• Direction: Write the data out again exactly, dropping any images it holds.

• Data section:
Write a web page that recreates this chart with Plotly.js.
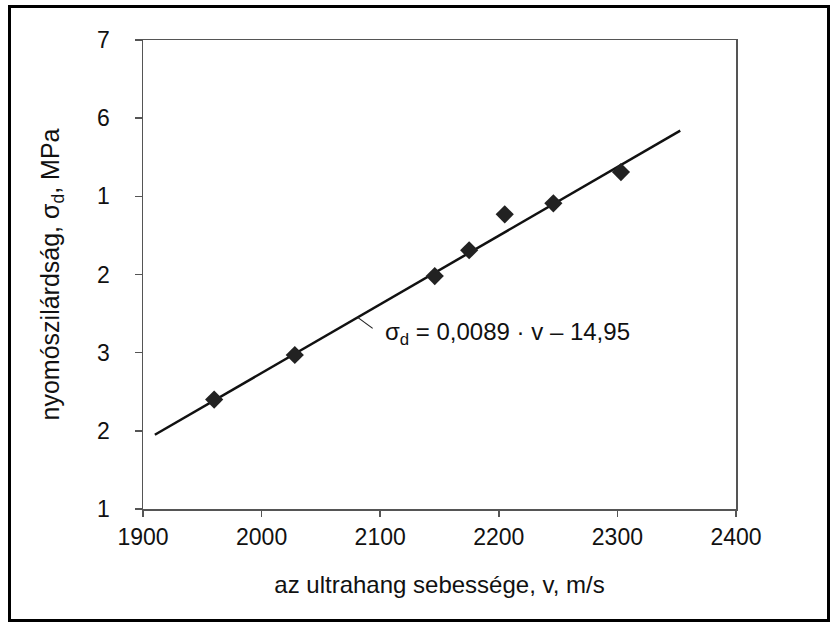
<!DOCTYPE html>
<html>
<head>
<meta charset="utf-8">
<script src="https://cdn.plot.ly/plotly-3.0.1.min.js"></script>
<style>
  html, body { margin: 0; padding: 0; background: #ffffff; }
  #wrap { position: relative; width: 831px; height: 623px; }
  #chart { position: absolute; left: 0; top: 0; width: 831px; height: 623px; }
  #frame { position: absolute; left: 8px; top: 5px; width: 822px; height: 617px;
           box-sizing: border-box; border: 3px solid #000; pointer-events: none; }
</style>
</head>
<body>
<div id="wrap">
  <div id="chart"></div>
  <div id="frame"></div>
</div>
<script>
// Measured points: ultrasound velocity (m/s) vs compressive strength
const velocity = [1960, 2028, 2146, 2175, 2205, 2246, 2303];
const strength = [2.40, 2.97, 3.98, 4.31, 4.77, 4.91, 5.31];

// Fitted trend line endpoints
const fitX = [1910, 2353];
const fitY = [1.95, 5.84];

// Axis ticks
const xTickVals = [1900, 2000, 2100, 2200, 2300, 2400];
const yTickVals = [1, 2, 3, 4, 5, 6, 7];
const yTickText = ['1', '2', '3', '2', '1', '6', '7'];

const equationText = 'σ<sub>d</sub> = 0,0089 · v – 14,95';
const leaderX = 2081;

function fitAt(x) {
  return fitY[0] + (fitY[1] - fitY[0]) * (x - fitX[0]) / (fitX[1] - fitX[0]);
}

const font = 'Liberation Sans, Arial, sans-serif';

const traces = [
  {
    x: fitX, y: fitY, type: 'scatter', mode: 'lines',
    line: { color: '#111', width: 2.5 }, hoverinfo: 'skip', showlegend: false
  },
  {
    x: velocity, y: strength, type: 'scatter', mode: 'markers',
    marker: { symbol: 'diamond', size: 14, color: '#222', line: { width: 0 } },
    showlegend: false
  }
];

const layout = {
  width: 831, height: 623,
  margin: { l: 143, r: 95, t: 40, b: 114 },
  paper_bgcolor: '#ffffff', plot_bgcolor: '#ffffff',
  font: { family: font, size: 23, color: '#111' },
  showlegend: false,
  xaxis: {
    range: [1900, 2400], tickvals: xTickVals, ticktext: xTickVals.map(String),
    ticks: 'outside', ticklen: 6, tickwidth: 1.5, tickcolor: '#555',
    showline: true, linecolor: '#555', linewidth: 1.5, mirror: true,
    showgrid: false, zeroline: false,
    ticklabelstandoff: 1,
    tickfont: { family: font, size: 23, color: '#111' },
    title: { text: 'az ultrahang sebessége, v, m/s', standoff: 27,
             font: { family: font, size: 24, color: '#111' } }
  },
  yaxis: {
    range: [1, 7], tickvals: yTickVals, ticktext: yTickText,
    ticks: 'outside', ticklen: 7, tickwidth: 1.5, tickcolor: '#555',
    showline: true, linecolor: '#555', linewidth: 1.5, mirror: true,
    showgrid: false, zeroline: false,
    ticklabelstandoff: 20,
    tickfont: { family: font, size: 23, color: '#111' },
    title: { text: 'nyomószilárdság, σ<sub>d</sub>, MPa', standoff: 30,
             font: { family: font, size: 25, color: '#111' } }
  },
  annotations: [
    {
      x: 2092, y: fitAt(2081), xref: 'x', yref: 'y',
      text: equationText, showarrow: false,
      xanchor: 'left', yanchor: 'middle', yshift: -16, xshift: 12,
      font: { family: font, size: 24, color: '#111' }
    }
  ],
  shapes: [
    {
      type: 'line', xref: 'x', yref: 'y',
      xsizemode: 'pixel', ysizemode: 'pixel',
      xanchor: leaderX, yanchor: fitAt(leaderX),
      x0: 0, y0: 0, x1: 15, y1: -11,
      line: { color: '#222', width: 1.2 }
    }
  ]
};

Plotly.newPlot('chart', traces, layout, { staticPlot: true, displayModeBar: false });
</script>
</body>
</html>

• Exercise solution:
Write a web page that recreates this chart with Plotly.js.
<!DOCTYPE html>
<html>
<head>
<meta charset="utf-8">
<script src="https://cdn.plot.ly/plotly-3.0.1.min.js"></script>
<style>
  html, body { margin: 0; padding: 0; background: #ffffff; }
  #wrap { position: relative; width: 831px; height: 623px; }
  #chart { position: absolute; left: 0; top: 0; width: 831px; height: 623px; }
  #frame { position: absolute; left: 8px; top: 5px; width: 822px; height: 617px;
           box-sizing: border-box; border: 3px solid #000; pointer-events: none; }
</style>
</head>
<body>
<div id="wrap">
  <div id="chart"></div>
  <div id="frame"></div>
</div>
<script>
// Measured points: ultrasound velocity (m/s) vs compressive strength
const velocity = [1960, 2028, 2146, 2175, 2205, 2246, 2303];
const strength = [2.40, 2.97, 3.98, 4.31, 4.77, 4.91, 5.31];

// Fitted trend line endpoints
const fitX = [1910, 2353];
const fitY = [1.95, 5.84];

// Axis ticks
const xTickVals = [1900, 2000, 2100, 2200, 2300, 2400];
const yTickVals = [1, 2, 3, 4, 5, 6, 7];
const yTickText = ['1', '2', '3', '2', '1', '6', '7'];

const equationText = 'σ<sub>d</sub> = 0,0089 · v – 14,95';
const leaderX = 2081;

function fitAt(x) {
  return fitY[0] + (fitY[1] - fitY[0]) * (x - fitX[0]) / (fitX[1] - fitX[0]);
}

const font = 'Liberation Sans, Arial, sans-serif';

const traces = [
  {
    x: fitX, y: fitY, type: 'scatter', mode: 'lines',
    line: { color: '#111', width: 2.5 }, hoverinfo: 'skip', showlegend: false
  },
  {
    x: velocity, y: strength, type: 'scatter', mode: 'markers',
    marker: { symbol: 'diamond', size: 14, color: '#222', line: { width: 0 } },
    showlegend: false
  }
];

const layout = {
  width: 831, height: 623,
  margin: { l: 143, r: 95, t: 40, b: 114 },
  paper_bgcolor: '#ffffff', plot_bgcolor: '#ffffff',
  font: { family: font, size: 23, color: '#111' },
  showlegend: false,
  xaxis: {
    range: [1900, 2400], tickvals: xTickVals, ticktext: xTickVals.map(String),
    ticks: 'outside', ticklen: 6, tickwidth: 1.5, tickcolor: '#555',
    showline: true, linecolor: '#555', linewidth: 1.5, mirror: true,
    showgrid: false, zeroline: false,
    ticklabelstandoff: 1,
    tickfont: { family: font, size: 23, color: '#111' },
    title: { text: 'az ultrahang sebessége, v, m/s', standoff: 27,
             font: { family: font, size: 24, color: '#111' } }
  },
  yaxis: {
    range: [1, 7], tickvals: yTickVals, ticktext: yTickText,
    ticks: 'outside', ticklen: 7, tickwidth: 1.5, tickcolor: '#555',
    showline: true, linecolor: '#555', linewidth: 1.5, mirror: true,
    showgrid: false, zeroline: false,
    ticklabelstandoff: 20,
    tickfont: { family: font, size: 23, color: '#111' },
    title: { text: 'nyomószilárdság, σ<sub>d</sub>, MPa', standoff: 30,
             font: { family: font, size: 25, color: '#111' } }
  },
  annotations: [
    {
      x: 2092, y: fitAt(2081), xref: 'x', yref: 'y',
      text: equationText, showarrow: false,
      xanchor: 'left', yanchor: 'middle', yshift: -16, xshift: 12,
      font: { family: font, size: 24, color: '#111' }
    }
  ],
  shapes: [
    {
      type: 'line', xref: 'x', yref: 'y',
      xsizemode: 'pixel', ysizemode: 'pixel',
      xanchor: leaderX, yanchor: fitAt(leaderX),
      x0: 0, y0: 0, x1: 15, y1: -11,
      line: { color: '#222', width: 1.2 }
    }
  ]
};

Plotly.newPlot('chart', traces, layout, { staticPlot: true, displayModeBar: false });
</script>
</body>
</html>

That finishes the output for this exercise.